- _WHAT THE EXERCISE ASKS_: Extract, exactly as written, each line from the start of the records below to the line containing "plt.rcParams['font.family'] = ['Liberation", both ends included; drop the pictures.

- _PROVIDED INFORMATION_:

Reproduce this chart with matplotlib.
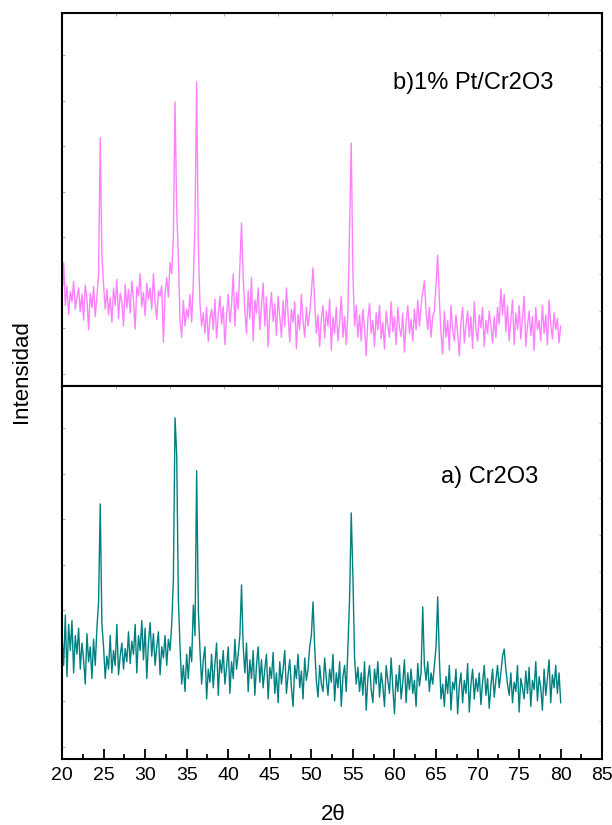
import numpy as np
import matplotlib
matplotlib.use("Agg")
import matplotlib.pyplot as plt

plt.rcParams['font.family'] = ['Liberation Sans', 'DejaVu Sans']

# 2-theta scan, 20-80 deg in 0.2 deg steps
two_theta = np.round(np.arange(20.0, 80.0001, 0.2), 1)

# b) 1% Pt/Cr2O3 (counts, arbitrary units)
pt_cr2o3 = [
    240, 330, 215, 268, 190, 252, 225, 280, 205, 238,
    262, 198, 245, 176, 270, 232, 150, 248, 210, 265,
    185, 240, 300, 664, 350, 270, 205, 258, 190, 236,
    170, 262, 215, 285, 180, 248, 225, 160, 272, 208,
    258, 195, 280, 230, 152, 265, 240, 300, 212, 250,
    188, 275, 232, 262, 205, 300, 222, 178, 255, 240,
    268, 116, 246, 290, 238, 330, 300, 400, 761, 470,
    345, 175, 130, 228, 160, 205, 182, 245, 170, 280,
    430, 814, 380, 220, 160, 195, 140, 210, 118, 180,
    205, 150, 232, 128, 190, 240, 165, 212, 110, 188,
    245, 170, 215, 300, 160, 250, 205, 320, 436, 290,
    200, 140, 255, 180, 290, 120, 230, 195, 262, 150,
    215, 275, 160, 238, 105, 200, 250, 172, 220, 135,
    240, 185, 130, 228, 160, 262, 190, 118, 205, 170,
    225, 100, 190, 150, 245, 175, 130, 210, 160, 195,
    250, 316, 230, 140, 190, 105, 178, 215, 128, 200,
    160, 232, 95, 185, 140, 210, 120, 170, 240, 130,
    185, 110, 200, 420, 650, 300, 160, 215, 130, 190,
    120, 205, 155, 80, 180, 220, 140, 175, 105, 195,
    150, 215, 125, 170, 98, 200, 160, 130, 225, 145,
    185, 110, 210, 155, 132, 195, 90, 170, 215, 140,
    178, 120, 205, 150, 230, 160, 215, 250, 281, 200,
    150, 210, 130, 185, 200, 270, 350, 230, 140, 85,
    200, 130, 175, 95, 215, 150, 120, 190, 140, 80,
    170, 210, 115, 160, 200, 130, 185, 100, 225, 150,
    120, 190, 155, 210, 105, 175, 140, 200, 160, 115,
    185, 130, 210, 165, 260, 190, 245, 145, 215, 120,
    175, 230, 110, 195, 150, 215, 125, 180, 240, 105,
    160, 200, 135, 185, 95, 210, 150, 175, 120, 215,
    140, 190, 110, 230, 165, 125, 195, 150, 180, 115,
    160,
]

# a) Cr2O3 (counts, arbitrary units)
cr2o3 = [
    330, 250, 385, 220, 360, 290, 370, 230, 330, 280,
    350, 240, 310, 265, 200, 335, 260, 300, 215, 320,
    250, 350, 420, 683, 360, 300, 215, 275, 240, 330,
    230, 290, 250, 360, 225, 275, 310, 240, 295, 260,
    340, 255, 315, 280, 360, 230, 330, 290, 370, 265,
    350, 215, 310, 365, 275, 335, 250, 300, 340, 225,
    300, 270, 330, 250, 320, 290, 360, 480, 914, 815,
    430, 300, 200, 250, 180, 280, 215, 300, 260, 412,
    330, 772, 400, 290, 200, 265, 300, 160, 240, 205,
    280, 190, 255, 310, 170, 265, 230, 290, 200, 245,
    300, 175, 260, 215, 320, 240, 280, 330, 466, 300,
    230, 310, 180, 265, 215, 290, 170, 250, 300, 205,
    265, 190, 240, 280, 160, 245, 215, 285, 175, 230,
    150, 260, 200, 240, 290, 175, 225, 265, 190, 140,
    250, 215, 280, 190, 235, 160, 270, 210, 240, 300,
    330, 420, 300, 210, 165, 250, 200, 180, 270, 215,
    170, 240, 205, 280, 155, 230, 190, 260, 140, 220,
    250, 180, 300, 430, 659, 488, 270, 200, 245, 180,
    230, 170, 260, 130, 215, 250, 185, 150, 240, 200,
    260, 165, 230, 195, 140, 250, 210, 175, 270, 190,
    120, 225, 180, 250, 160, 205, 265, 150, 230, 185,
    240, 175, 210, 140, 255, 195, 230, 407, 250, 210,
    260, 180, 230, 200, 250, 300, 434, 270, 160, 200,
    140, 220, 175, 250, 130, 205, 185, 240, 120, 195,
    230, 150, 210, 175, 255, 125, 200, 240, 160, 215,
    180, 230, 145, 205, 250, 170, 215, 135, 195, 240,
    165, 210, 250, 190, 230, 275, 294, 240, 200, 170,
    230, 150, 205, 180, 250, 125, 215, 190, 160, 235,
    175, 245, 140, 210, 185, 260, 155, 220, 190, 130,
    240, 170, 215, 265, 150, 225, 190, 250, 175, 230,
    150,
]

x_ticks = [20, 25, 30, 35, 40, 45, 50, 55, 60, 65, 70, 75, 80, 85]
y_ticks = [32, 154, 276, 398, 520, 642, 764, 886]

fig = plt.figure(figsize=(6.12, 8.25), dpi=100)
left, width = 0.1013, 0.8828
ax_top = fig.add_axes([left, 0.5325, width, 0.4521])
ax_bot = fig.add_axes([left, 0.0804, width, 0.4521])

for ax in (ax_top, ax_bot):
    ax.set_xlim(20, 85)
    ax.set_ylim(0, 1000)
    for sp in ax.spines.values():
        sp.set_linewidth(1.5)
    ax.set_yticks(y_ticks)
    ax.set_yticklabels([])
    ax.tick_params(axis='y', direction='in', length=2, width=0.6, color='#999999')
    # frame ticks at ten equal divisions on the top and right edges
    sx = ax.secondary_xaxis('top', functions=(lambda v: (v - 20) / 6.5, lambda v: v * 6.5 + 20))
    sx.set_xticks(range(1, 10))
    sx.set_xticklabels([])
    sx.tick_params(direction='in', length=2, width=0.6, color='#999999')
    sy = ax.secondary_yaxis('right', functions=(lambda v: v / 100, lambda v: v * 100))
    sy.set_yticks(range(1, 10))
    sy.set_yticklabels([])
    sy.tick_params(direction='in', length=2, width=0.6, color='#999999')
    for sp in list(sx.spines.values()) + list(sy.spines.values()):
        sp.set_visible(False)

ax_top.plot(two_theta, pt_cr2o3, color='#FF80FF', lw=1.0)
ax_bot.plot(two_theta, cr2o3, color='#008080', lw=1.0)

ax_top.tick_params(axis='x', bottom=False, labelbottom=False)
ax_bot.set_xticks(x_ticks)
ax_bot.set_xticks(np.arange(22.5, 85, 5), minor=True)
ax_bot.tick_params(axis='x', which='major', direction='in', length=7, width=1.3,
                   labelsize=14, pad=6)
ax_bot.tick_params(axis='x', which='minor', direction='in', length=3.5, width=1.3)

ax_top.text(59.8, 811, 'b)1% Pt/Cr2O3', fontsize=17, ha='left', va='center')
ax_bot.text(65.6, 756, 'a) Cr2O3', fontsize=17, ha='left', va='center')

fig.text(333 / 612, 1 - 815 / 825, '2θ', fontsize=16, ha='center', va='center')
fig.text(22 / 612, 1 - 372 / 825, 'Intensidad', fontsize=16, ha='center', va='center',
         rotation=90)

fig.savefig('out.png', dpi=100)
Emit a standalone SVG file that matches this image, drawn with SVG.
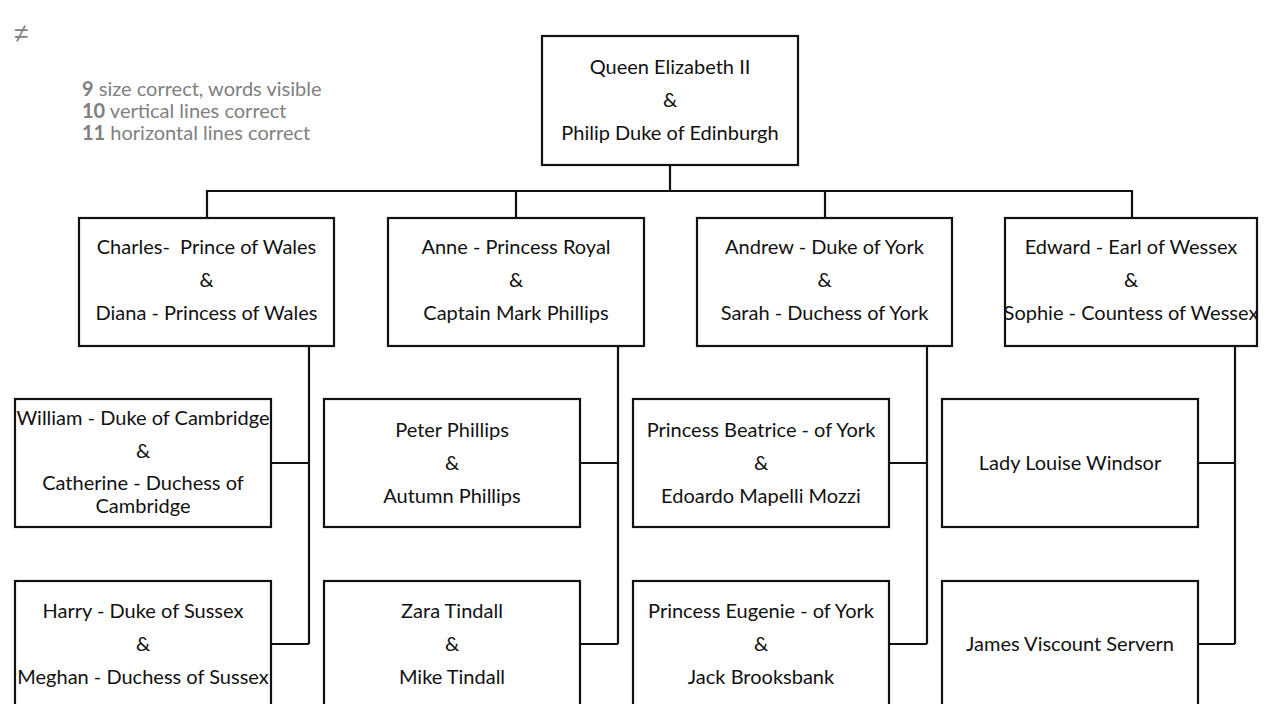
<svg xmlns="http://www.w3.org/2000/svg" width="1265" height="704" viewBox="0 0 1265 704">
<style>
.box{fill:#fff;stroke:#111;stroke-width:2.2}
.t{font-family:Lato,"Liberation Sans",sans-serif;font-size:20px;fill:#111;text-anchor:middle}
.lg{font-family:Lato,"Liberation Sans",sans-serif;font-size:20px;fill:#808080}
.lg tspan.b{font-weight:bold}
.ne{font-family:"Liberation Sans","DejaVu Sans",sans-serif;font-size:26px;fill:#808080}
.c{fill:none;stroke:#111;stroke-width:2.2}
</style>
<rect width="1265" height="704" fill="#fff"/>
<text x="14" y="42" class="ne">≠</text>
<g id="legend">
<text x="82" y="96" class="lg"><tspan class="b">9</tspan> size correct, words visible</text>
<text x="82" y="118" class="lg"><tspan class="b">10</tspan> vertical lines correct</text>
<text x="82" y="140" class="lg"><tspan class="b">11</tspan> horizontal lines correct</text>
</g>
<g id="connectors">
<path class="c" d="M670,165V191M207,218V191H1132V218M516,191V218M825,191V218"/>
<path class="c" d="M309,346V644M271,463H309M271,644H309"/>
<path class="c" d="M618,346V644M580,463H618M580,644H618"/>
<path class="c" d="M927,346V644M889,463H927M889,644H927"/>
<path class="c" d="M1235,346V644M1198,463H1235M1198,644H1235"/>
</g>
<g id="queen">
<rect class="box" x="542" y="36" width="256" height="129"/>
<text class="t" x="670" y="74">Queen Elizabeth II</text>
<text class="t" x="670" y="107">&amp;</text>
<text class="t" x="670" y="140">Philip Duke of Edinburgh</text>
</g>
<g id="charles">
<rect class="box" x="79" y="218" width="255" height="128"/>
<text class="t" x="206.5" y="254" xml:space="preserve">Charles-  Prince of Wales</text>
<text class="t" x="206.5" y="287">&amp;</text>
<text class="t" x="206.5" y="320">Diana - Princess of Wales</text>
</g>
<g id="anne">
<rect class="box" x="388" y="218" width="256" height="128"/>
<text class="t" x="516" y="254">Anne - Princess Royal</text>
<text class="t" x="516" y="287">&amp;</text>
<text class="t" x="516" y="320">Captain Mark Phillips</text>
</g>
<g id="andrew">
<rect class="box" x="697" y="218" width="255" height="128"/>
<text class="t" x="824.5" y="254">Andrew - Duke of York</text>
<text class="t" x="824.5" y="287">&amp;</text>
<text class="t" x="824.5" y="320">Sarah - Duchess of York</text>
</g>
<g id="edward">
<rect class="box" x="1005" y="218" width="252" height="128"/>
<text class="t" x="1131" y="254">Edward - Earl of Wessex</text>
<text class="t" x="1131" y="287">&amp;</text>
<text class="t" x="1131" y="320">Sophie - Countess of Wessex</text>
</g>
<g id="william">
<rect class="box" x="15" y="399" width="256" height="128"/>
<text class="t" x="143" y="425">William - Duke of Cambridge</text>
<text class="t" x="143" y="458">&amp;</text>
<text class="t" x="143" y="490">Catherine - Duchess of</text>
<text class="t" x="143" y="513">Cambridge</text>
</g>
<g id="harry">
<rect class="box" x="15" y="581" width="256" height="128"/>
<text class="t" x="143" y="618">Harry - Duke of Sussex</text>
<text class="t" x="143" y="651">&amp;</text>
<text class="t" x="143" y="684">Meghan - Duchess of Sussex</text>
</g>
<g id="peter">
<rect class="box" x="324" y="399" width="256" height="128"/>
<text class="t" x="452" y="437">Peter Phillips</text>
<text class="t" x="452" y="470">&amp;</text>
<text class="t" x="452" y="503">Autumn Phillips</text>
</g>
<g id="zara">
<rect class="box" x="324" y="581" width="256" height="128"/>
<text class="t" x="452" y="618">Zara Tindall</text>
<text class="t" x="452" y="651">&amp;</text>
<text class="t" x="452" y="684">Mike Tindall</text>
</g>
<g id="beatrice">
<rect class="box" x="633" y="399" width="256" height="128"/>
<text class="t" x="761" y="437">Princess Beatrice - of York</text>
<text class="t" x="761" y="470">&amp;</text>
<text class="t" x="761" y="503">Edoardo Mapelli Mozzi</text>
</g>
<g id="eugenie">
<rect class="box" x="633" y="581" width="256" height="128"/>
<text class="t" x="761" y="618">Princess Eugenie - of York</text>
<text class="t" x="761" y="651">&amp;</text>
<text class="t" x="761" y="684">Jack Brooksbank</text>
</g>
<g id="louise">
<rect class="box" x="942" y="399" width="256" height="128"/>
<text class="t" x="1070" y="470">Lady Louise Windsor</text>
</g>
<g id="james">
<rect class="box" x="942" y="581" width="256" height="128"/>
<text class="t" x="1070" y="651">James Viscount Servern</text>
</g>
</svg>
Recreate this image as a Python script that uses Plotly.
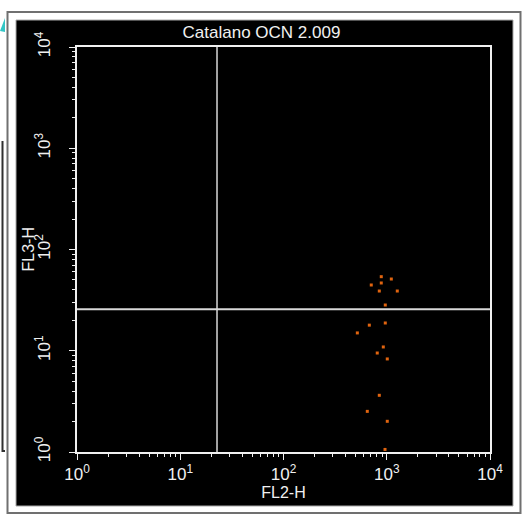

- _COMPLETE OUTPUT_:
Reproduce this chart with matplotlib.
import numpy as np
import matplotlib
matplotlib.use("Agg")
import matplotlib.pyplot as plt

plt.rcParams['font.family'] = ['Liberation Sans', 'DejaVu Sans']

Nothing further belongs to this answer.